§ **GIVEN EXERCISE**
Include the line containing "(\name) at (370,\y)" and all lines before it, repeated exactly from the listing below, without pictures.

--- EXERCISE MATERIAL ---

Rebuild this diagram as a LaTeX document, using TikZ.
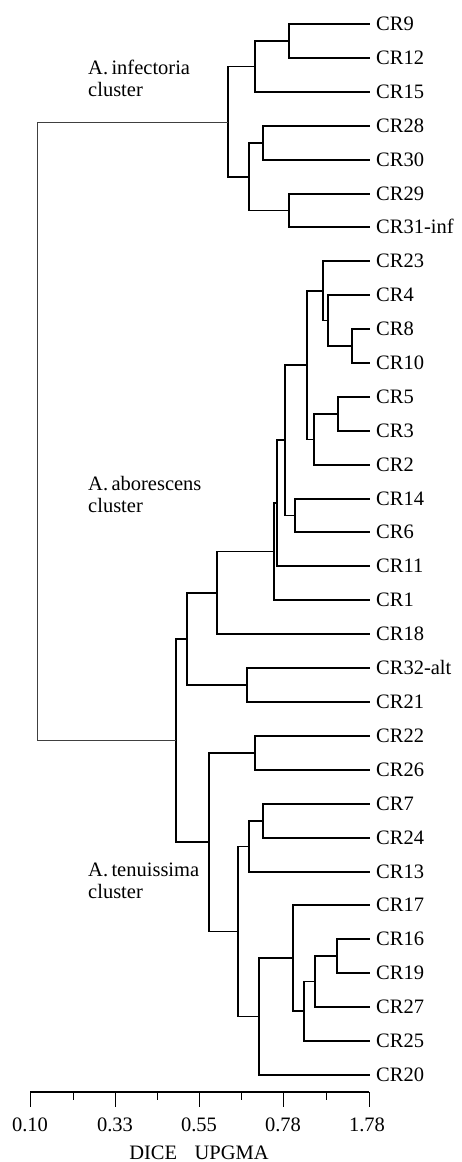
\documentclass[tikz,border=0pt]{standalone}
\usepackage{fontspec}
\setmainfont{Liberation Serif}
\begin{document}
\begin{tikzpicture}[x=1pt,y=-1pt,
  every node/.style={font=\fontsize{20.5}{22}\selectfont},
  leaf/.style={anchor=west,inner xsep=6pt,inner ysep=0pt,text height=12pt,text depth=0pt},
  branch/.style={line width=1.1pt},
  rootbranch/.style={line width=0.8pt,draw=black!75},
  clusterlabel/.style={anchor=base west,align=left,inner sep=0pt},
  ticklabel/.style={anchor=base,inner sep=0pt}]
\useasboundingbox (0,0) rectangle (461,1162);

% ---------- leaves ----------
\foreach \name/\lab/\y in {
  cr9/CR9/24, cr12/CR12/58, cr15/CR15/92, cr28/CR28/126, cr30/CR30/160,
  cr29/CR29/194, cr31/CR31-inf/227, cr23/CR23/261, cr4/CR4/295, cr8/CR8/329,
  cr10/CR10/363, cr5/CR5/397, cr3/CR3/431, cr2/CR2/465, cr14/CR14/499,
  cr6/CR6/532, cr11/CR11/566, cr1/CR1/600, cr18/CR18/634, cr32/CR32-alt/668,
  cr21/CR21/702, cr22/CR22/736, cr26/CR26/770, cr7/CR7/804, cr24/CR24/838,
  cr13/CR13/872, cr17/CR17/905, cr16/CR16/939, cr19/CR19/973, cr27/CR27/1007,
  cr25/CR25/1041, cr20/CR20/1075}
  \node[leaf] (\name) at (370,\y) {\lab};

% ---------- internal nodes ----------
% A. infectoria
\coordinate (i1) at (289,41);
\coordinate (i2) at (255,66.5);
\coordinate (i3) at (263,143);
\coordinate (i4) at (289,210.5);
\coordinate (i5) at (249,177);
\coordinate (i6) at (228,122);
% A. aborescens
\coordinate (a1) at (352,346);
\coordinate (a2) at (328,320.5);
\coordinate (a3) at (323,291);
\coordinate (a4) at (338,414);
\coordinate (a5) at (314,439.5);
\coordinate (a6) at (307,365);
\coordinate (a7) at (295,515.5);
\coordinate (a8) at (285,440);
\coordinate (a9) at (277,503);
\coordinate (a10) at (274,551.5);
\coordinate (a11) at (217,593);
\coordinate (a12) at (247,685);
\coordinate (a13) at (187,639);
% A. tenuissima
\coordinate (t1) at (255,753);
\coordinate (t2) at (263,821);
\coordinate (t3) at (249,846.5);
\coordinate (t4) at (337,956);
\coordinate (t5) at (315,981.5);
\coordinate (t6) at (304,1011);
\coordinate (t7) at (293,958);
\coordinate (t8) at (259,1016.5);
\coordinate (t9) at (238,931.5);
\coordinate (t10) at (209,842);
% joins
\coordinate (r2) at (176,740.5);
\coordinate (root) at (37,431);

% ---------- branches ----------
\draw[branch] (i1) |- (cr9.west) (i1) |- (cr12.west);
\draw[branch] (i2) |- (i1) (i2) |- (cr15.west);
\draw[branch] (i3) |- (cr28.west) (i3) |- (cr30.west);
\draw[branch] (i4) |- (cr29.west) (i4) |- (cr31.west);
\draw[branch] (i5) |- (i3) (i5) |- (i4);
\draw[branch] (i6) |- (i2) (i6) |- (i5);

\draw[branch] (a1) |- (cr8.west) (a1) |- (cr10.west);
\draw[branch] (a2) |- (cr4.west) (a2) |- (a1);
\draw[branch] (a3) |- (cr23.west) (a3) |- (a2);
\draw[branch] (a4) |- (cr5.west) (a4) |- (cr3.west);
\draw[branch] (a5) |- (a4) (a5) |- (cr2.west);
\draw[branch] (a6) |- (a3) (a6) |- (a5);
\draw[branch] (a7) |- (cr14.west) (a7) |- (cr6.west);
\draw[branch] (a8) |- (a6) (a8) |- (a7);
\draw[branch] (a9) |- (a8) (a9) |- (cr11.west);
\draw[branch] (a10) |- (a9) (a10) |- (cr1.west);
\draw[branch] (a11) |- (a10) (a11) |- (cr18.west);
\draw[branch] (a12) |- (cr32.west) (a12) |- (cr21.west);
\draw[branch] (a13) |- (a11) (a13) |- (a12);

\draw[branch] (t1) |- (cr22.west) (t1) |- (cr26.west);
\draw[branch] (t2) |- (cr7.west) (t2) |- (cr24.west);
\draw[branch] (t3) |- (t2) (t3) |- (cr13.west);
\draw[branch] (t4) |- (cr16.west) (t4) |- (cr19.west);
\draw[branch] (t5) |- (t4) (t5) |- (cr27.west);
\draw[branch] (t6) |- (t5) (t6) |- (cr25.west);
\draw[branch] (t7) |- (cr17.west) (t7) |- (t6);
\draw[branch] (t8) |- (t7) (t8) |- (cr20.west);
\draw[branch] (t9) |- (t3) (t9) |- (t8);
\draw[branch] (t10) |- (t1) (t10) |- (t9);

\draw[branch] (r2) |- (a13) (r2) |- (t10);
\draw[rootbranch] (root) |- (i6) (root) |- (r2);

% ---------- cluster names (base = last line) ----------
\node[clusterlabel] (labinf) at (88,96) {A.\,infectoria\\cluster};
\node[clusterlabel] (lababo) at (88,512) {A.\,aborescens\\cluster};
\node[clusterlabel] (labten) at (88,898) {A.\,tenuissima\\cluster};

% ---------- distance scale ----------
\draw[line width=1.1pt] (30,1092) -- (369,1092);
\foreach \x in {30,115,199,283,369}
  \draw[line width=1pt] (\x,1092) -- (\x,1107);
\foreach \x in {73,157,241,326}
  \draw[line width=1pt] (\x,1092) -- (\x,1100);
\node[ticklabel] (t010) at (30,1131) {0.10};
\node[ticklabel] (t033) at (115,1131) {0.33};
\node[ticklabel] (t055) at (199,1131) {0.55};
\node[ticklabel] (t078) at (283,1131) {0.78};
\node[ticklabel] (t178) at (367,1131) {1.78};
\node[ticklabel] (scalename) at (199,1159) {DICE\hspace{0.85em}UPGMA};
\end{tikzpicture}
\end{document}
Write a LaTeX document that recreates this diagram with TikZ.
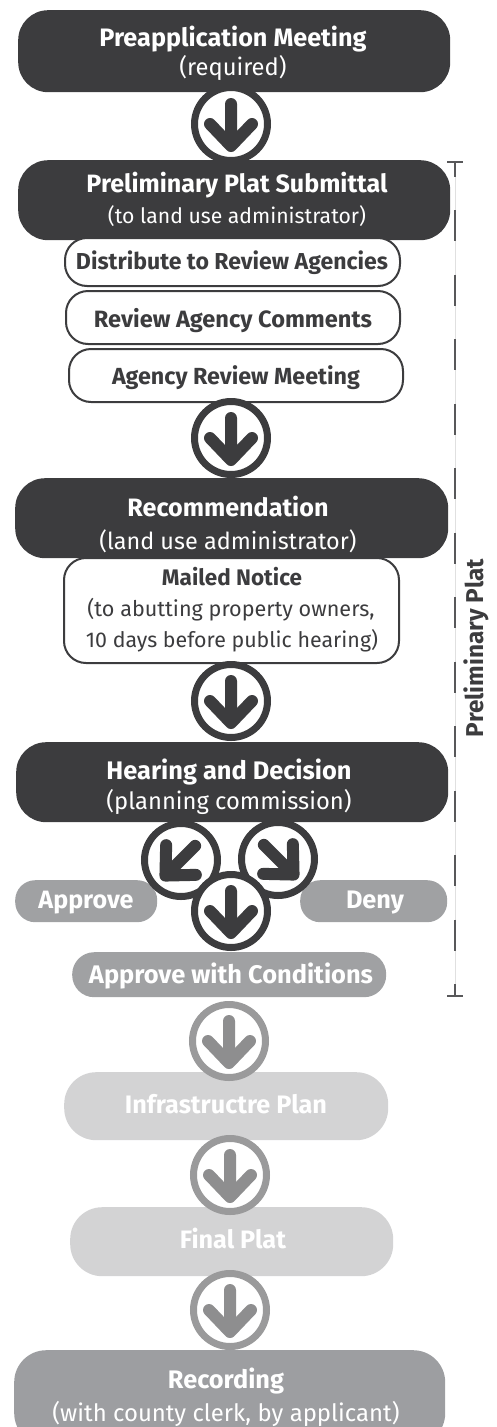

---

§ **SOLUTION FOR THIS EXERCISE**
Rebuild this diagram as a LaTeX document, using TikZ.
\documentclass[tikz,border=0pt]{standalone}
\usepackage{fontspec}
\setmainfont{Liberation Serif}
\begin{document}
\begin{tikzpicture}[x=1pt,y=-1pt,
  every node/.style={font=\fontsize{20.5}{22}\selectfont},
  leaf/.style={anchor=west,inner xsep=6pt,inner ysep=0pt,text height=12pt,text depth=0pt},
  branch/.style={line width=1.1pt},
  rootbranch/.style={line width=0.8pt,draw=black!75},
  clusterlabel/.style={anchor=base west,align=left,inner sep=0pt},
  ticklabel/.style={anchor=base,inner sep=0pt}]
\useasboundingbox (0,0) rectangle (461,1162);

% ---------- leaves ----------
\foreach \name/\lab/\y in {
  cr9/CR9/24, cr12/CR12/58, cr15/CR15/92, cr28/CR28/126, cr30/CR30/160,
  cr29/CR29/194, cr31/CR31-inf/227, cr23/CR23/261, cr4/CR4/295, cr8/CR8/329,
  cr10/CR10/363, cr5/CR5/397, cr3/CR3/431, cr2/CR2/465, cr14/CR14/499,
  cr6/CR6/532, cr11/CR11/566, cr1/CR1/600, cr18/CR18/634, cr32/CR32-alt/668,
  cr21/CR21/702, cr22/CR22/736, cr26/CR26/770, cr7/CR7/804, cr24/CR24/838,
  cr13/CR13/872, cr17/CR17/905, cr16/CR16/939, cr19/CR19/973, cr27/CR27/1007,
  cr25/CR25/1041, cr20/CR20/1075}
  \node[leaf] (\name) at (370,\y) {\lab};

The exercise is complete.